STORED DATA:
-*-*-
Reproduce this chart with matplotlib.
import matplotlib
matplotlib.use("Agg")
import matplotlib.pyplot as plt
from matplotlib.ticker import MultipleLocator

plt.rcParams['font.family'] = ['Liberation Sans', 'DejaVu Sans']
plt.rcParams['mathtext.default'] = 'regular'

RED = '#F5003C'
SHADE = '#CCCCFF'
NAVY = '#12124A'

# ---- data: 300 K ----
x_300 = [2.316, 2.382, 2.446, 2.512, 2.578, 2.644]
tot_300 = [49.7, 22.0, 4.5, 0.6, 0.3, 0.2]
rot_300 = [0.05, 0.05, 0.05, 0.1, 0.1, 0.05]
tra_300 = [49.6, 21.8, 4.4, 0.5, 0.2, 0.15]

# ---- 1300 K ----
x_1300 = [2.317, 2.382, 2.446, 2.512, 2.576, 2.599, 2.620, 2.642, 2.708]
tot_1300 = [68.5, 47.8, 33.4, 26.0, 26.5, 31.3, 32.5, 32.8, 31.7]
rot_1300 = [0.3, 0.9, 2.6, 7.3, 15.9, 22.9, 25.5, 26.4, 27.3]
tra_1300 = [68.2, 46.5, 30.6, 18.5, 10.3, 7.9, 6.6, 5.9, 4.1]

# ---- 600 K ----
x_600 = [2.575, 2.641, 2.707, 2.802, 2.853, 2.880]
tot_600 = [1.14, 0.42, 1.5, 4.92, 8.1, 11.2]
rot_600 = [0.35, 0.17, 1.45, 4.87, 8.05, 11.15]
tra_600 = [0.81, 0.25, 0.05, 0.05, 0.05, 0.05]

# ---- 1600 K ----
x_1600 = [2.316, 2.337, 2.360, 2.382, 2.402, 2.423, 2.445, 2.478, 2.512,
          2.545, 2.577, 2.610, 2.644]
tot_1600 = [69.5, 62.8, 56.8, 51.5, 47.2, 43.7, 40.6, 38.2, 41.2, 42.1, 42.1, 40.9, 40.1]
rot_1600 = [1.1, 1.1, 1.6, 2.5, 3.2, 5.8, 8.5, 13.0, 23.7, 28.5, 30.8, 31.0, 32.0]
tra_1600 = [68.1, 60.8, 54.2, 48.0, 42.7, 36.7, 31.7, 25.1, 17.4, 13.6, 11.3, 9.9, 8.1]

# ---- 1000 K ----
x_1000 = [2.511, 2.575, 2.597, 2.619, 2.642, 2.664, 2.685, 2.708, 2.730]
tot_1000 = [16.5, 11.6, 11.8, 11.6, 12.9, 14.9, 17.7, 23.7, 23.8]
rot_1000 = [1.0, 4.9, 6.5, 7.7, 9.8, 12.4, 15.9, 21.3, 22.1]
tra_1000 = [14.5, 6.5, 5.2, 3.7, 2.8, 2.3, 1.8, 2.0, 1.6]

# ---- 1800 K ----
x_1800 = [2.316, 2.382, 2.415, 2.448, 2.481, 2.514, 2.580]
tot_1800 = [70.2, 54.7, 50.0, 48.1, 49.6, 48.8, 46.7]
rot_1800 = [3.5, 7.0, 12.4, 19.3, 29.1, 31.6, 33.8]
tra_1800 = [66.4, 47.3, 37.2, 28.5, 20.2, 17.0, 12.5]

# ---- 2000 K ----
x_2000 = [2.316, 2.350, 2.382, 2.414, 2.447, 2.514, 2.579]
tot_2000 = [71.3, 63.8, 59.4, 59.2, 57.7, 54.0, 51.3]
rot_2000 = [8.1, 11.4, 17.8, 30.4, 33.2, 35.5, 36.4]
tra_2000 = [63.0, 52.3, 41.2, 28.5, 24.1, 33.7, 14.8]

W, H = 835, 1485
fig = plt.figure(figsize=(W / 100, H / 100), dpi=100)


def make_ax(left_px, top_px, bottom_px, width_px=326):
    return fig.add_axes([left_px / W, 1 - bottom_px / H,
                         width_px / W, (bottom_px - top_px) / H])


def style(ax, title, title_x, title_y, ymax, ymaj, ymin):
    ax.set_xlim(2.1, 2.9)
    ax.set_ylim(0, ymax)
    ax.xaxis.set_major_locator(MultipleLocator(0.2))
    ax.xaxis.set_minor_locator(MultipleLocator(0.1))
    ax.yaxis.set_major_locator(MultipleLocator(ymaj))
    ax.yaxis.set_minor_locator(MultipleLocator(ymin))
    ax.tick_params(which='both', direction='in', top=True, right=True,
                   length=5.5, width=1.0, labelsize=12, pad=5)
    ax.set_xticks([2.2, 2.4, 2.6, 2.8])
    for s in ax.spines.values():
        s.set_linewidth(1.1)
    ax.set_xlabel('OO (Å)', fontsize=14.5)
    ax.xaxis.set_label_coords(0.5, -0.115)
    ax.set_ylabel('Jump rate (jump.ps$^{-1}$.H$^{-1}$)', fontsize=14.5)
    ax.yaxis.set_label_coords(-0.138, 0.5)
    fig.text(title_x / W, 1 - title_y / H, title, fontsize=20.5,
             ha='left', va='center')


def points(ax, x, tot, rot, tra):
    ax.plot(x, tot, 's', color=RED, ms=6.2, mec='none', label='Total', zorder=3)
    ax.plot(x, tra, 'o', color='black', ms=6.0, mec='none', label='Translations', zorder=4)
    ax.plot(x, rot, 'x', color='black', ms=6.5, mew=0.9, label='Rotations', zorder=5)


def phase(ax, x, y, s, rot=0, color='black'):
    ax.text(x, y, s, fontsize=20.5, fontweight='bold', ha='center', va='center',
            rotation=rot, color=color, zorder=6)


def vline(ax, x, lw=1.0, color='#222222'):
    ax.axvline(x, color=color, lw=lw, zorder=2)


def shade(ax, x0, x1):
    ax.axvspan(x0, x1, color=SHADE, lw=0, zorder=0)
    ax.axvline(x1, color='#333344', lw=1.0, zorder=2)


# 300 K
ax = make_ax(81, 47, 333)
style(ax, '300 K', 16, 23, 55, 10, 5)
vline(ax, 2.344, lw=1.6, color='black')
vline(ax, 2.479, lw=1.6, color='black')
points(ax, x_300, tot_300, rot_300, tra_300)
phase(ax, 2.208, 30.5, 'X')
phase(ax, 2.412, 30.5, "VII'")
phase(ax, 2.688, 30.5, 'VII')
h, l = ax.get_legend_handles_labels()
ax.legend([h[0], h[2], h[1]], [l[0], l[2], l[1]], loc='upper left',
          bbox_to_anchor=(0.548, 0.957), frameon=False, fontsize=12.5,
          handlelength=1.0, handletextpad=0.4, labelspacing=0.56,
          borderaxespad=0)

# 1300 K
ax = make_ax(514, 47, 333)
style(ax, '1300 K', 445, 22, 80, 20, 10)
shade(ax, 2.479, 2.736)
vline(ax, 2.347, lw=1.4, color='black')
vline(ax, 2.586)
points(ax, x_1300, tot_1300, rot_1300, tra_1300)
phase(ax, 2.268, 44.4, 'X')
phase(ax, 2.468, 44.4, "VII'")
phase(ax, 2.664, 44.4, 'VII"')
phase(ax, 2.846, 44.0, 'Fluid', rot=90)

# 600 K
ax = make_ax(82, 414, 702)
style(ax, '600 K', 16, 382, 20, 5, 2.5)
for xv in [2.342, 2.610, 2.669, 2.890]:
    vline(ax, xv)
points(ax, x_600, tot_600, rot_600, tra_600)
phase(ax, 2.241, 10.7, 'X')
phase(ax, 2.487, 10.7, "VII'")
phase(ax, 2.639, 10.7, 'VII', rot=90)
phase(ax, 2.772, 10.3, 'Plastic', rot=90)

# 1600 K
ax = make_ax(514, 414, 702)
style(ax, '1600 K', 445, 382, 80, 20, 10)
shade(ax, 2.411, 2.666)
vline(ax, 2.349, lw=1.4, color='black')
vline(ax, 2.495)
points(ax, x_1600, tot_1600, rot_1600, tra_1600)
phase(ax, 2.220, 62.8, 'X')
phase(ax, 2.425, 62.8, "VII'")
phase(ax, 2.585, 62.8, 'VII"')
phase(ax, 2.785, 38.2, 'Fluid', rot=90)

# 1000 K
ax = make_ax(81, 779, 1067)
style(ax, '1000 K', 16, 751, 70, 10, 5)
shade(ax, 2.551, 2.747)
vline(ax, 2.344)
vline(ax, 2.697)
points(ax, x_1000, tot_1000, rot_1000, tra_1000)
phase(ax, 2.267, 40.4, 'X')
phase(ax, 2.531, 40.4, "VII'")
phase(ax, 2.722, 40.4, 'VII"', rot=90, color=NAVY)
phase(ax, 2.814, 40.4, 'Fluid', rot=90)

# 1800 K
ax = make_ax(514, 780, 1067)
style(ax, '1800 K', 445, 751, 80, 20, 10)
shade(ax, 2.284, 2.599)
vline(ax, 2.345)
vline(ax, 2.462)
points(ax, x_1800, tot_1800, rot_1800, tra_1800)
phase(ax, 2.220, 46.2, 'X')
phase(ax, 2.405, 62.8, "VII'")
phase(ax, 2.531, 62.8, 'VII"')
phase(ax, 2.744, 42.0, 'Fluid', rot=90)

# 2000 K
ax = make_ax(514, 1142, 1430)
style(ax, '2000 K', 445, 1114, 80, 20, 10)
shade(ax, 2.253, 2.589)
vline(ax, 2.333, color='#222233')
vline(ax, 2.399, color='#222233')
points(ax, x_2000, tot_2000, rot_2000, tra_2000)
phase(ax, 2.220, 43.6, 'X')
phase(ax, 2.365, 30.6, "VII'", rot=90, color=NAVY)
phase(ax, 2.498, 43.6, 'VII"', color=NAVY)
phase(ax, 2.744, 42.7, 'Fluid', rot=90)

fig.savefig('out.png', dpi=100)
-*-*-
JOB:
Return the opening line of the data and every line after it through the line containing "tra_600 = [0.81, 0.25, 0.05, 0.05, 0.05, 0.05]", please, exactly as written and with nothing added.

THE SOLUTION:
Reproduce this chart with matplotlib.
import matplotlib
matplotlib.use("Agg")
import matplotlib.pyplot as plt
from matplotlib.ticker import MultipleLocator

plt.rcParams['font.family'] = ['Liberation Sans', 'DejaVu Sans']
plt.rcParams['mathtext.default'] = 'regular'

RED = '#F5003C'
SHADE = '#CCCCFF'
NAVY = '#12124A'

# ---- data: 300 K ----
x_300 = [2.316, 2.382, 2.446, 2.512, 2.578, 2.644]
tot_300 = [49.7, 22.0, 4.5, 0.6, 0.3, 0.2]
rot_300 = [0.05, 0.05, 0.05, 0.1, 0.1, 0.05]
tra_300 = [49.6, 21.8, 4.4, 0.5, 0.2, 0.15]

# ---- 1300 K ----
x_1300 = [2.317, 2.382, 2.446, 2.512, 2.576, 2.599, 2.620, 2.642, 2.708]
tot_1300 = [68.5, 47.8, 33.4, 26.0, 26.5, 31.3, 32.5, 32.8, 31.7]
rot_1300 = [0.3, 0.9, 2.6, 7.3, 15.9, 22.9, 25.5, 26.4, 27.3]
tra_1300 = [68.2, 46.5, 30.6, 18.5, 10.3, 7.9, 6.6, 5.9, 4.1]

# ---- 600 K ----
x_600 = [2.575, 2.641, 2.707, 2.802, 2.853, 2.880]
tot_600 = [1.14, 0.42, 1.5, 4.92, 8.1, 11.2]
rot_600 = [0.35, 0.17, 1.45, 4.87, 8.05, 11.15]
tra_600 = [0.81, 0.25, 0.05, 0.05, 0.05, 0.05]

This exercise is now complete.